I am deeply prejudiced against those who use Instagram to stage mini-performances that point to a more expansive drama than the platform allows. It’s either too accessible, or it feels like Cindy Sherman cosplay. Yet I grant special allowance for the gorgeous long con of @isabellakilloran, whose feed comprises cryptic (but not too cryptic) images and videos that seem like dispatches from a Euro-sensual movie of the late ’80s. Very Babette’s Feast-colored: mostly honey-brown draperies, amber walls, pink and silver cuts of fish sheathed in damp plastic; still lifes of stoppered perfume bottles; a bulb of garlic held tenderly at chest-level, face cropped out and shrouded in grained darkness. Occasionally, a picture will be geotagged “Marrakech,” which seems of a piece. I love Killoran, but not enough to pursue her work beyond Instagram. I prefer her in my phone, each image she posts a window through my device into her exceptional world.
It’s not the water-stained walls and artfully arranged seashells that make her images so distinctive. This stuff is nice, yes, but I’m here for the hands. Killoran’s are the yin to #nailspo Instagram’s yang: unmanicured, partially concealed, artless in themselves. Both speak to the aesthetic potential of hands, although the latter treats them more or less as a ten-canvas gallery. In Killoran’s feed, hands are not the background, but the story.
No one really knows what to do with their hands when posing for a picture, which is why ungainly hand placement ends up being such a rich source of story. Hands are evergreen tells, whether we’re white-knuckling our sister’s shoulder or clutching a beleaguered kitten. What we do with these prehensile starfish in private is our own nasty business, but photos render them dismayingly visible.

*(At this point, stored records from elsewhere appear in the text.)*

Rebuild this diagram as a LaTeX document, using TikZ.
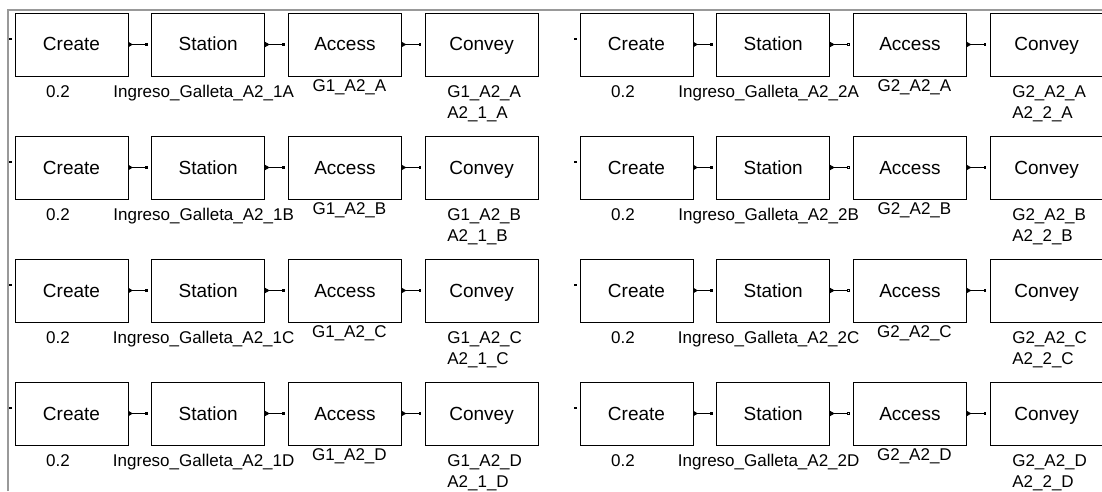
\documentclass[tikz,border=0pt]{standalone}
\usepackage{fontspec}
\setmainfont{Liberation Sans}
\usetikzlibrary{positioning, arrows.meta}

\begin{document}
\begin{tikzpicture}[x=1pt, y=1pt]
    % Styles
    \tikzstyle{block} = [rectangle, draw=black, line width=0.9pt, minimum width=113pt, minimum height=63pt, inner sep=0pt, outer sep=0pt, text centered, text height=16pt, text depth=3pt, font=\fontsize{19}{21}\selectfont]
    \tikzstyle{lbl} = [inner sep=0pt, text height=12pt, text depth=4pt, font=\fontsize{17}{20}\selectfont]
    \tikzstyle{dot} = [rectangle, fill=black, minimum size=2.5pt, inner sep=0pt]
    \tikzstyle{link1} = [line width=0.9pt, {Triangle[reversed, length=5pt, width=5.5pt]}-{Square[length=2.5pt, width=2.5pt]}, shorten >=4pt]
    \tikzstyle{link2} = [line width=0.9pt, {Triangle[reversed, length=5pt, width=5.5pt]}-{Square[open, length=2.5pt, width=2.5pt]}, shorten >=4pt]

    \useasboundingbox (0,0) rectangle (1102,491);
    \draw[black!40, line width=2pt] (8,0) |- (1102,481);

    % Nodes
    \foreach \r/\row in {0/A, 1/B, 2/C, 3/D} {
      \foreach \g/\gx in {1/15, 2/580} {
        \node[block, anchor=north west] (create\g\row) at (\gx, 478-123*\r) {Create};
        \node[block, right=23.7pt of create\g\row] (station\g\row) {Station};
        \node[block, right=23.7pt of station\g\row] (access\g\row) {Access};
        \node[block, right=23.7pt of access\g\row] (convey\g\row) {Convey};
        \node[dot, left=3pt of create\g\row.west, yshift=5.5pt] (in\g\row) {};

        \node[lbl, below=9pt of create\g\row.south, xshift=-13.5pt] (rate\g\row) {0.2};
        \node[lbl, below=9pt of station\g\row.south, xshift=-4.5pt] (name\g\row) {Ingreso\_Galleta\_A2\_\g\row};
        \node[lbl, below=3.5pt of access\g\row.south, xshift=4.5pt] (res\g\row) {G\g\_A2\_\row};
        \node[lbl, below=9pt of convey\g\row.south west, anchor=north west, xshift=22pt] (cvres\g\row) {G\g\_A2\_\row};
        \node[lbl, below=4.5pt of cvres\g\row.south west, anchor=north west] (cvseg\g\row) {A2\_\g\_\row};
      }
    }

    % Connections
    \foreach \row in {A, B, C, D} {
      \foreach \g in {1, 2} {
        \draw[link1] (create\g\row) -- (station\g\row);
        \draw[link\g] (station\g\row) -- (access\g\row);
        \draw[link1] (access\g\row) -- (convey\g\row);
      }
    }
\end{tikzpicture}
\end{document}
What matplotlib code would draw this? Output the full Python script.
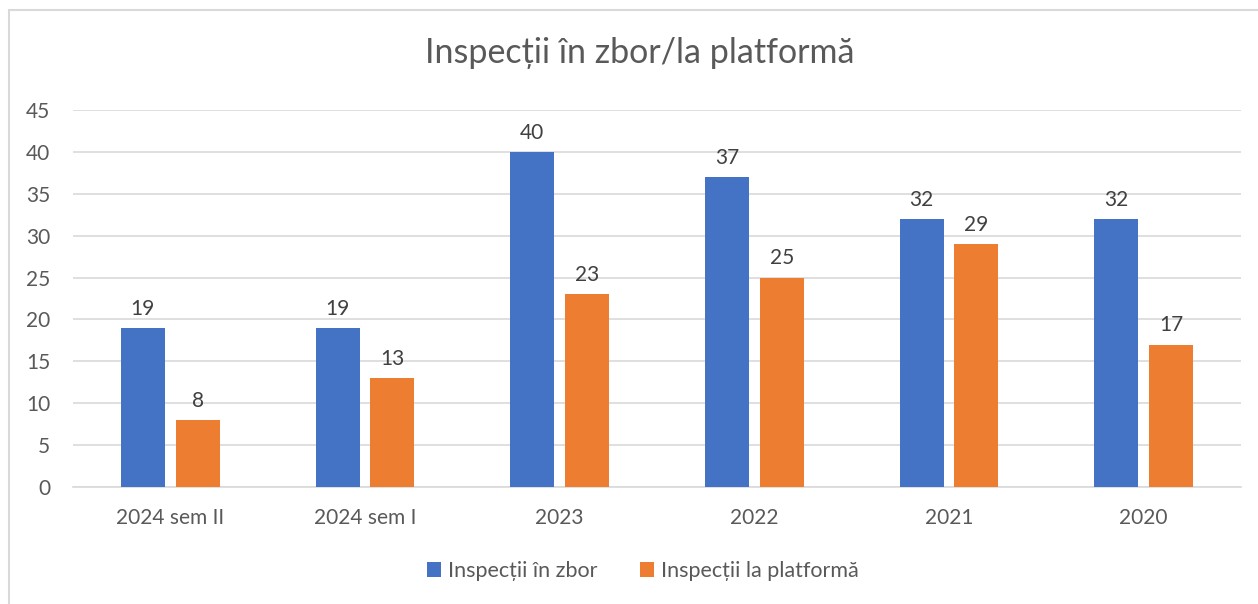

Killoran’s usage speaks to something beautifully arcane: chironomia — gesture as a form of rhetoric, a precursor to American Sign Language. In 1644, weirdo physician John Bulwer published Chironomia: or the Art of Manual Rhetoric and Chirologia: or the Natural Language of the Hand, a pair of companion texts that, among other things, chart 64 gestures, each with its own nuanced meaning and expression. Adam Kendon, an academic and author of Gesture: Visual Action as Utterance, wrote that “Bulwer regarded these natural motions of the hands and fingers as showing a high degree of eloquence. However, he maintained that if they are to attain their full power they must be shaped by art.”
Chironomia formalized an important aspect of drama and oration, providing some instruction against waving your hands around like bouquets of jerky. The gestures Bulwer marked were a recognizable part of Shakespearian performance, and his renderings are still included in many Acting in Shakespeare texts to this day. They can also be discerned in several important emojis, from prayer hands to devil horns. In day-to-day life, we read gestures intuitively, which is why it’s so unusual when someone foregrounds them: it feels like you’re speaking two languages at once.
Killoran’s gestures are undeniably shaped by art — referring to Baroque and Renaissance paintings with equal parts wit and nonchalance. Hers are not the unheimlich magician hands of Ellen Sirot, but rather something unrehearsed and abstractly maternal. Whether picking up a mother-of-pearl compact, or taking a measurement, or setting a ball (perhaps a plum) on a torn seat cushion — her hands are always tending something, a performance of purpose, unyielding to motion blur.
I can’t say that I would recognize Killoran outside of my phone, but in the movements of someone pruning a rose bush or arranging crackers on a chipped plate, I will see both the eloquence of her gestures and her art.